Ci sono tanti modi per iniziare la programmazione di un festival. Gravity è senza dubbio uno dei migliori.
Atteso da tempo – le voci sul succoso piano sequenza iniziale di 15 minuti si rincorrono da almeno un anno – il film di Alfonso Cuarón non è quell’odissea solitaria che molti si aspettavano, la deriva di un’astronauta dispersa nello spazio, un cinema che porta al limite le sue capacità narrative flirtando con la sperimentazione. Dal punto di vista narrativo Gravity è anzi molto convenzionale, ma è proprio dalla natura nazionalpopolare della sua costruzione retorica che trae la sua forza, la sua grande capacità d’impatto. Sfruttare il divismo di George Clooney e Sandra Bullock e il classicismo hollywoodiano per alfabetizzare al cinema del futuro.

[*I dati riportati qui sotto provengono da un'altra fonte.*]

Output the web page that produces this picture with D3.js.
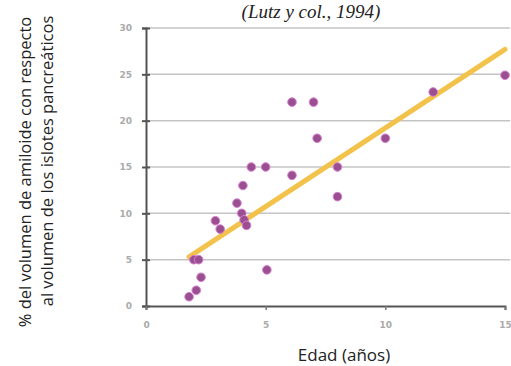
<!DOCTYPE html>
<meta charset="utf-8">
<script src="https://d3js.org/d3.v7.min.js"></script>
<style>
  body { margin: 0; background: #fff; }
</style>
<div id="chart"></div>
<script>

// data
var ages    = [1.8, 2.1, 2.3, 2.0, 2.2, 2.9, 3.1, 3.8, 4.0, 4.1, 4.2, 4.05, 4.4, 5.0, 5.05, 6.1, 6.1, 7.0, 7.15, 8.0, 8.0, 10.0, 12.0, 15.0];
var amyloid = [1.0, 1.7, 3.1, 5.0, 5.0, 9.2, 8.3, 11.1, 10.0, 9.3, 8.7, 13.0, 15.0, 15.0, 3.9, 14.1, 22.0, 22.0, 18.1, 15.0, 11.8, 18.1, 23.1, 24.9];
var trendX  = [1.8, 15];
var trendY  = [5.3, 27.7];
var xTicks  = [0, 5, 10, 15];
var yTicks  = [0, 5, 10, 15, 20, 25, 30];

var width = 511, height = 366;

var svg = d3.select("#chart")
    .append("svg")
    .attr("width", width)
    .attr("height", height);

var x = d3.scaleLinear().domain([0, 15]).range([146, 505]);
var y = d3.scaleLinear().domain([0, 30]).range([306, 28]);

// gridlines
svg.append("g")
    .selectAll("line")
    .data(yTicks.slice(1))
    .enter().append("line")
    .attr("x1", x(0))
    .attr("x2", 510)
    .attr("y1", function(d) { return y(d); })
    .attr("y2", function(d) { return y(d); })
    .attr("stroke", "#c4c4c4")
    .attr("stroke-width", 1.5);

// y axis
var yAxis = svg.append("g")
    .attr("transform", "translate(" + x(0) + ",0)")
    .call(d3.axisLeft(y).tickValues(yTicks).tickSize(4).tickPadding(10));
yAxis.select(".domain").attr("stroke", "#555").attr("stroke-width", 2);
yAxis.selectAll(".tick line").attr("stroke", "#555").attr("stroke-width", 2).attr("x2", 4).attr("x1", -4);
yAxis.selectAll(".tick text").attr("fill", "#aaa").attr("font-size", 9)
    .attr("font-weight", "bold").attr("font-family", "DejaVu Sans");

// x axis
var xAxis = svg.append("g")
    .attr("transform", "translate(0," + y(0) + ")")
    .call(d3.axisBottom(x).tickValues(xTicks).tickSize(4).tickPadding(12));
xAxis.select(".domain").attr("stroke", "#555").attr("stroke-width", 2);
xAxis.selectAll(".tick line").attr("stroke", "#777").attr("stroke-width", 1.5);
xAxis.selectAll(".tick text").attr("fill", "#aaa").attr("font-size", 9)
    .attr("font-weight", "bold").attr("font-family", "DejaVu Sans");

// trend line
svg.append("line")
    .attr("x1", x(trendX[0])).attr("y1", y(trendY[0]))
    .attr("x2", x(trendX[1])).attr("y2", y(trendY[1]))
    .attr("stroke", "#f2c24a")
    .attr("stroke-width", 5)
    .attr("stroke-linecap", "round");

// points
svg.append("g")
    .selectAll("circle")
    .data(ages.map(function(a, i) { return [a, amyloid[i]]; }))
    .enter().append("circle")
    .attr("cx", function(d) { return x(d[0]); })
    .attr("cy", function(d) { return y(d[1]); })
    .attr("r", 4.3)
    .attr("fill", "#9a4f90")
    .attr("stroke", "#d77fd0")
    .attr("stroke-width", 1);

// title
svg.append("text")
    .attr("x", 311)
    .attr("y", 18)
    .attr("text-anchor", "middle")
    .attr("font-family", "Liberation Serif")
    .attr("font-style", "italic")
    .attr("font-size", 19)
    .attr("fill", "#222")
    .text("(Lutz y col., 1994)");

// axis titles
svg.append("text")
    .attr("x", 344)
    .attr("y", 361)
    .attr("text-anchor", "middle")
    .attr("font-family", "Open Sans")
    .attr("font-size", 17)
    .attr("fill", "#222")
    .text("Edad (años)");

svg.append("text")
    .attr("transform", "translate(31,172) rotate(-90)")
    .attr("text-anchor", "middle")
    .attr("font-family", "Open Sans")
    .attr("font-size", 16.5)
    .attr("fill", "#222")
    .text("% del volumen de amiloide con respecto");

svg.append("text")
    .attr("transform", "translate(53,161) rotate(-90)")
    .attr("text-anchor", "middle")
    .attr("font-family", "Open Sans")
    .attr("font-size", 16.5)
    .attr("fill", "#222")
    .text("al volumen de los islotes pancreáticos");
</script>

Quella del rapporto tra cinema e desiderio è una storia vecchia quanto il cinema stesso, impossibile separare l’uno dall’altro, immaginare un cinema che non brami di staccarsi da ogni fisicità materiale per farsi puro sguardo. Come Chronicle si avvicinava a quest’utopica assenza di meccanicità, fingendone la conquista con l’escamotage della macchina da presa mossa con la telecinesi, così l’assenza di gravità e la tecnologia digitale permettono a Cuarón di andare oltre, negare ogni fisicità della ripresa per un cinema che non ha bisogno di stacchi per attraversare la superficie di un casco e farsi soggettiva, per poi riuscire e tornare a viaggiare fluttuando attorno al soggetto. Gravity porta finalmente il cinema al livello della possessione, dello sguardo immateriale che come un fantasma può viaggiare dentro e fuori da un corpo, assorbire la percezione di un soggetto e poi uscire per restituirlo alla composizione dell’inquadratura. Se si deve immaginare il cinema del futuro, quello di dieci, venti, cento anni avanti a noi, è difficile non pensarlo esattamente così, pura immagine in movimento sconnessa da ogni fisico apparecchio di registrazione, uno sguardo-fantasma oltre ogni barriera. E che sia proprio l’estrema conquista tecnologica a permettere un cinema apparentemente immateriale, non può che aumentare il fascino dell’arte stessa.
Tuttavia, contrariamente a quanto si possa immaginare da queste righe, Gravity non è un film formalista, che fa della spettacolarizzazione del talento il suo obiettivo principale. Nonostante esistano pochissimi registi al mondo capaci di riprendere in questo modo l’epopea compiuta dai due astronauti protagonisti del film, Gravity è prima di tutto una storia di formazione, e anche di quelle più classiche. Prendendo spunto dalla sindrome di Kessler – teoria che studia come l’impatto tra detriti alla deriva nello spazio possa causare impatti e altri detriti in una pericolosa reazione a catena – Cuarón trasferisce nello spazio le difficoltà e le sfide che si susseguono nella vita, su tutte quella della morte, metaforizzate dai continui ostacoli incontrati dalla dottoressa Ryan Stone per salvarsi e tornare a casa. Dopo aver perso una figlia per un banale incidente, Ryan vive la sua vita come in uno stallo, un intervallo d’esilio tra il passato e il futuro vissuto con inerzia, senza la capacità di rialzarsi. Sarà la sfida per la sopravvivenza –che raggiunge un’immedesimazione spettatoriale notevole e nient’affatto scontata considerata la lontananza della vicenda per quasi tutti noi – a darle la forza necessaria a metabolizzare il lutto, accettando eventualmente anche la propria morte.
Come nella migliore fantascienza, di cui Gravity è un esempio classicamente esemplare, lo spazio diventa la frontiera del sé, il luogo in cui gli incubi e le ossessioni prendono forma concreta, che sia un alieno mutaforma o un rottame trasformato nel peggiore dei proiettili.